A strong cloud modernization strategy decouples upstream SaaS transaction volume from ERP processing constraints. Rather than pushing every operational event directly into ERP, enterprises should define which events require immediate financial action, which can be aggregated, and which should remain in operational data stores for analytics and observability. This reduces ERP load while preserving financial integrity.
It is also important to align ERP interoperability with master data strategy. Product bundles, tax jurisdictions, legal entities, currencies, and customer hierarchies must be governed centrally enough to avoid synchronization drift, but flexibly enough to support rapid SaaS packaging changes. This is one of the most common failure points in cloud ERP integration programs.
Operational visibility and resilience requirements
Enterprise observability for integration should extend beyond technical logs.
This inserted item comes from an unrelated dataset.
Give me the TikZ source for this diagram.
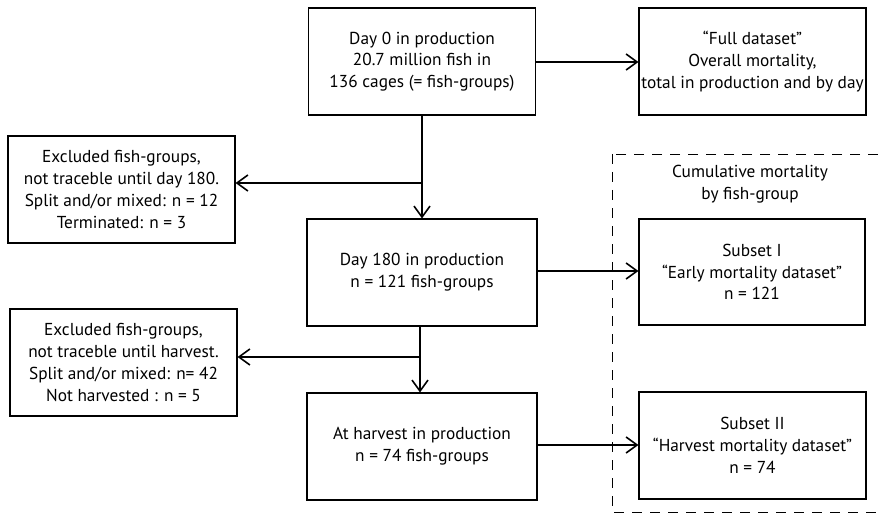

Leaders need visibility into business outcomes: invoices pending ERP posting, failed renewals by region, payment events not reflected in receivables, and subscription amendments awaiting financial confirmation. Without this layer, integration teams can report green system health while finance and revenue operations experience hidden process failures.
Operational resilience depends on idempotency, replayability, back-pressure handling, and clear ownership of recovery procedures. In distributed operational systems, failures are normal. The architecture should assume API timeouts, schema changes, duplicate events, and temporary ERP unavailability. Resilience comes from designing for controlled degradation and recovery, not from assuming perfect connectivity.
- Implement end-to-end transaction correlation IDs across CRM, subscription, billing, middleware, and ERP.
- Define business SLAs for workflows such as invoice posting, renewal synchronization, and payment reconciliation.
- Separate technical retries from business exception queues so finance and operations teams can act on unresolved issues.
- Track schema changes and connector upgrades as governed lifecycle events, especially in cloud SaaS ecosystems.
- Measure integration success using operational KPIs such as close-cycle impact, manual reconciliation reduction, and billing accuracy.
Executive recommendations for scalable enterprise integration
First, treat SaaS-to-ERP integration as enterprise infrastructure, not as a departmental automation project. Subscription, billing, CRM, and ERP workflows directly affect revenue recognition, customer experience, and executive reporting. They require architecture ownership, governance, and funding models consistent with other critical operational platforms.
Second, prioritize business transaction design over connector count. The number of available APIs is less important than whether the enterprise can reliably synchronize customer, contract, invoice, payment, and financial posting states across systems. Architecture should be organized around these operational workflows.
Third, modernize middleware and governance together. New integration tooling without API governance, master data discipline, and observability simply accelerates inconsistency. The strongest operating model combines platform engineering, enterprise architecture, finance systems leadership, and application owners in a shared interoperability governance framework.
Finally, define ROI in operational terms. The value of connected enterprise systems is seen in faster close cycles, fewer billing disputes, lower manual reconciliation effort, improved renewal accuracy, better audit readiness, and more reliable executive reporting. Those outcomes justify integration investment far more credibly than generic claims about automation.